4.7 Simultaneous Profile Fitting and Spatial-overlap Deconvolution, nonlinearAnalytical Mode

 

This mode of integration pushes the envelope to an extreme.  In case of large unit cell, it may be difficult to find enough well separated spots for profile fitting.  Or in case of small unit cell, it may also be difficult to find enough sample spots, since there are not many spots to start with.  This may be more true in some area of a frame than in others, for example, where major ellipses are passing through.  As described above, the last mode linearAnalytical performs profile fitting only on selected samples and deconvolutes spatial overlaps when applying the previously obtained profile.  This integration mode merges these two procedures, so that the profile is being constantly adjusted.  Figure 4.7.0.0.1 gives one example that nonlinearAnalytical mode does a better job to minimize prediction error than linearAnalytical mode does.  This mode in the current release has not yet been fully tested.

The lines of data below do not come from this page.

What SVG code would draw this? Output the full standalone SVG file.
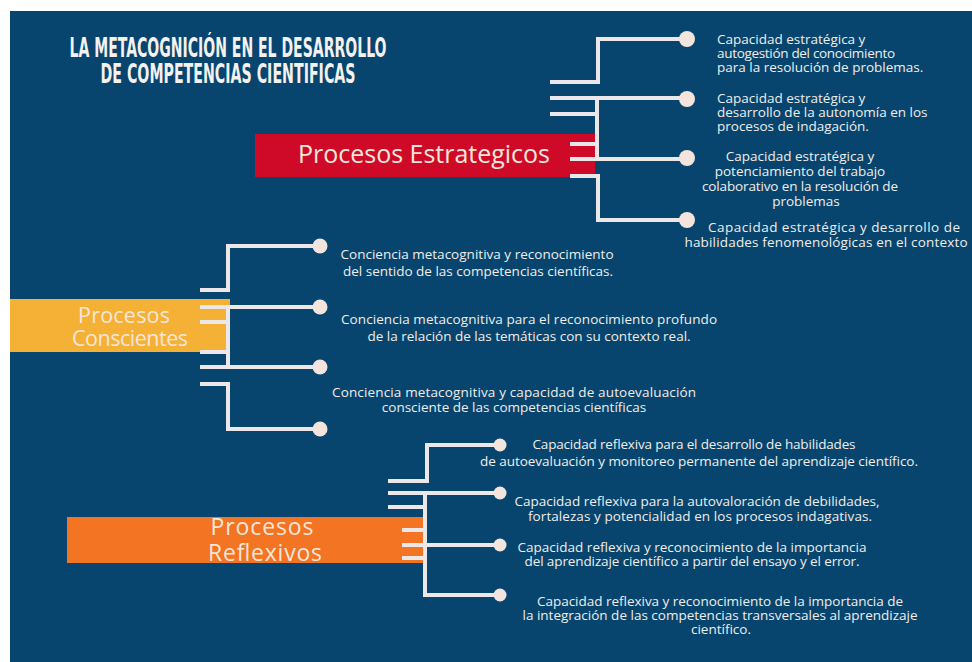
<svg xmlns="http://www.w3.org/2000/svg" width="972" height="662" viewBox="0 0 972 662">
<style>
.title{font-family:"DejaVu Sans Condensed","DejaVu Sans",sans-serif;font-stretch:condensed;font-weight:bold;font-size:27px;fill:#f4f1ee}
.t{font-family:"Open Sans","Liberation Sans",sans-serif;font-size:13.5px;fill:#f1ede9}
.b{font-family:"Open Sans","Liberation Sans",sans-serif;fill:#f7e6da}
.c{fill:none;stroke:#ece8ea;stroke-width:4}
.d{fill:#f3e5dd}
</style>
<rect width="972" height="662" fill="#ffffff"/>
<rect x="10" y="11" width="962" height="651" fill="#07456f"/>
<g id="title">
<text class="title" x="228" y="57" text-anchor="middle" textLength="317" lengthAdjust="spacingAndGlyphs">LA METACOGNICIÓN EN EL DESARROLLO</text>
<text class="title" x="228" y="83" text-anchor="middle" textLength="255" lengthAdjust="spacingAndGlyphs">DE COMPETENCIAS CIENTIFICAS</text>
</g>
<g id="procesos-estrategicos">
<rect x="255" y="134" width="340" height="43" fill="#cf0a28"/>
<text class="b" x="424" y="163" font-size="25" text-anchor="middle" textLength="252">Procesos Estrategicos</text>
</g>
<g id="procesos-conscientes">
<rect x="10" y="299" width="220" height="53" fill="#f5b135"/>
<text class="b" x="124" y="323" font-size="21.5" text-anchor="middle" textLength="92">Procesos</text>
<text class="b" x="130" y="346" font-size="21.5" text-anchor="middle" textLength="116">Conscientes</text>
</g>
<g id="procesos-reflexivos">
<rect x="67" y="517" width="358" height="46" fill="#f37423"/>
<text class="b" x="262" y="535" font-size="23" text-anchor="middle" textLength="103">Procesos</text>
<text class="b" x="265" y="561" font-size="23" text-anchor="middle" textLength="114">Reflexivos</text>
</g>
<g id="connectors">
<path class="c" d="M550,82 H598 V39 H683"/>
<path class="c" d="M550,98 H683"/>
<path class="c" d="M550,114 H597"/>
<path class="c" d="M597,98 V160"/>
<path class="c" d="M570,144 H597"/>
<path class="c" d="M570,159 H683"/>
<path class="c" d="M570,176 H598 V220 H683"/>
<circle class="d" cx="687" cy="39" r="8"/>
<circle class="d" cx="687" cy="99" r="8"/>
<circle class="d" cx="687" cy="158" r="8"/>
<circle class="d" cx="687" cy="220" r="8"/>
<path class="c" d="M200,290 H228 V246 H314"/>
<path class="c" d="M200,307 H314"/>
<path class="c" d="M200,322 H228"/>
<path class="c" d="M200,352 H228"/>
<path class="c" d="M228,305 V369"/>
<path class="c" d="M200,367 H314"/>
<path class="c" d="M200,384 H228 V429 H314"/>
<circle class="d" cx="320" cy="246" r="7.5"/>
<circle class="d" cx="320" cy="307" r="7.5"/>
<circle class="d" cx="320" cy="367" r="7.5"/>
<circle class="d" cx="320" cy="429" r="7.5"/>
<path class="c" d="M388,481 H427 V445 H495"/>
<path class="c" d="M388,493 H495"/>
<path class="c" d="M388,507 H425"/>
<path class="c" d="M425,493 V595 H495"/>
<path class="c" d="M402,530 H425"/>
<path class="c" d="M402,545 H495"/>
<path class="c" d="M402,558 H425"/>
<circle class="d" cx="500" cy="445" r="6.5"/>
<circle class="d" cx="500" cy="493" r="6.5"/>
<circle class="d" cx="500" cy="545" r="6.5"/>
<circle class="d" cx="500" cy="595" r="6.5"/>
</g>
<g id="e1">
<text class="t" x="717" y="44">Capacidad estratégica y</text>
<text class="t" x="717" y="58" textLength="178">autogestión del conocimiento</text>
<text class="t" x="717" y="72">para la resolución de problemas.</text>
</g>
<g id="e2">
<text class="t" x="717" y="103">Capacidad estratégica y</text>
<text class="t" x="717" y="117">desarrollo de la autonomía en los</text>
<text class="t" x="717" y="131">procesos de indagación.</text>
</g>
<g id="e3">
<text class="t" x="800" y="161" text-anchor="middle">Capacidad estratégica y</text>
<text class="t" x="800" y="176" text-anchor="middle">potenciamiento del trabajo</text>
<text class="t" x="800" y="191" text-anchor="middle" textLength="196">colaborativo en la resolución de</text>
<text class="t" x="806" y="206" text-anchor="middle">problemas</text>
</g>
<g id="e4">
<text class="t" x="834" y="232" text-anchor="middle" textLength="252">Capacidad estratégica y desarrollo de</text>
<text class="t" x="826" y="247" text-anchor="middle" textLength="283">habilidades fenomenológicas en el contexto</text>
</g>
<g id="c1">
<text class="t" x="477" y="259" text-anchor="middle" textLength="273">Conciencia metacognitiva y reconocimiento</text>
<text class="t" x="478" y="276" text-anchor="middle">del sentido de las competencias científicas.</text>
</g>
<g id="c2">
<text class="t" x="529" y="324" text-anchor="middle" textLength="376">Conciencia metacognitiva para el reconocimiento profundo</text>
<text class="t" x="529" y="341" text-anchor="middle">de la relación de las temáticas con su contexto real.</text>
</g>
<g id="c3">
<text class="t" x="514" y="397" text-anchor="middle" textLength="364">Conciencia metacognitiva y capacidad de autoevaluación</text>
<text class="t" x="514" y="412" text-anchor="middle">consciente de las competencias científicas</text>
</g>
<g id="r1">
<text class="t" x="694" y="449" text-anchor="middle" textLength="323">Capacidad reflexiva para el desarrollo de habilidades</text>
<text class="t" x="699" y="466" text-anchor="middle" textLength="438">de autoevaluación y monitoreo permanente del aprendizaje científico.</text>
</g>
<g id="r2">
<text class="t" x="697" y="506" text-anchor="middle" textLength="365">Capacidad reflexiva para la autovaloración de debilidades,</text>
<text class="t" x="700" y="521" text-anchor="middle" textLength="344">fortalezas y potencialidad en los procesos indagativas.</text>
</g>
<g id="r3">
<text class="t" x="692" y="552" text-anchor="middle" textLength="349">Capacidad reflexiva y reconocimiento de la importancia</text>
<text class="t" x="692" y="566" text-anchor="middle" textLength="335">del aprendizaje científico a partir del ensayo y el error.</text>
</g>
<g id="r4">
<text class="t" x="720" y="606" text-anchor="middle" textLength="366">Capacidad reflexiva y reconocimiento de la importancia de</text>
<text class="t" x="720" y="620" text-anchor="middle" textLength="395">la integración de las competencias transversales al aprendizaje</text>
<text class="t" x="721" y="634" text-anchor="middle">científico.</text>
</g>
</svg>
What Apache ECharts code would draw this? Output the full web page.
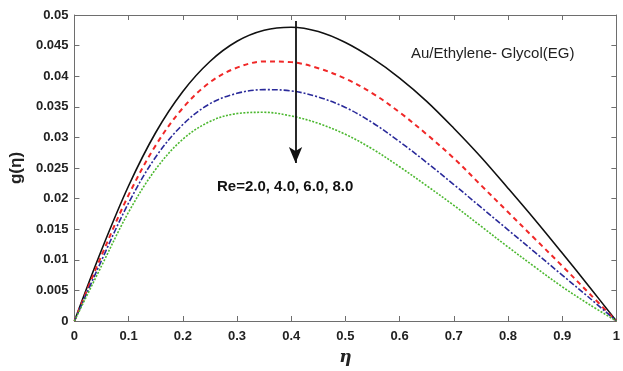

Figure 4.7.0.0.1 Profile fitting of one spot by linearAnalytical (left) and nonlinearAnalytical (right) modes.  Color shows the residual of fit on each pixel.  The left penal shows positive errors on one side of the peak and negative on the other, which indicates that positional error is not completely corrected.  The right penal shows slightly different position and shape of the profile, and random error distribution.

 

4.8 Numerical Compensation to Analytical Profiles

 

Although profile fitting is so powerful for integration of weak spots, no single profile, numerical or analytical, can fit all spots at a same time.  It is more obvious that strong spots are harder to be fitted perfectly.  An algorithm of numerical compensation corrects such misfit to a large extent, while keeps loyalty to the analytical profile found.  Both analytical modes linearAnalytical and nonlinearAnalytical feature this compensation.

Figure 4.8.0.0.1 The contour view of the same three spots shown in Figure 4.6.0.0.1.  The main peak height is over 1000 detector counts.  The color-coded fitting residual ranges ±2% after numerical compensation.

 

4.9 hybrid Mode

 

This integration mode hybrid is trying to find an optimal balance between summation and profile methods.  This mode is a hybrid between variableElliptical, the best summation method and linearAnalytical, the best profile fitting method.  This mode may be changed in future release.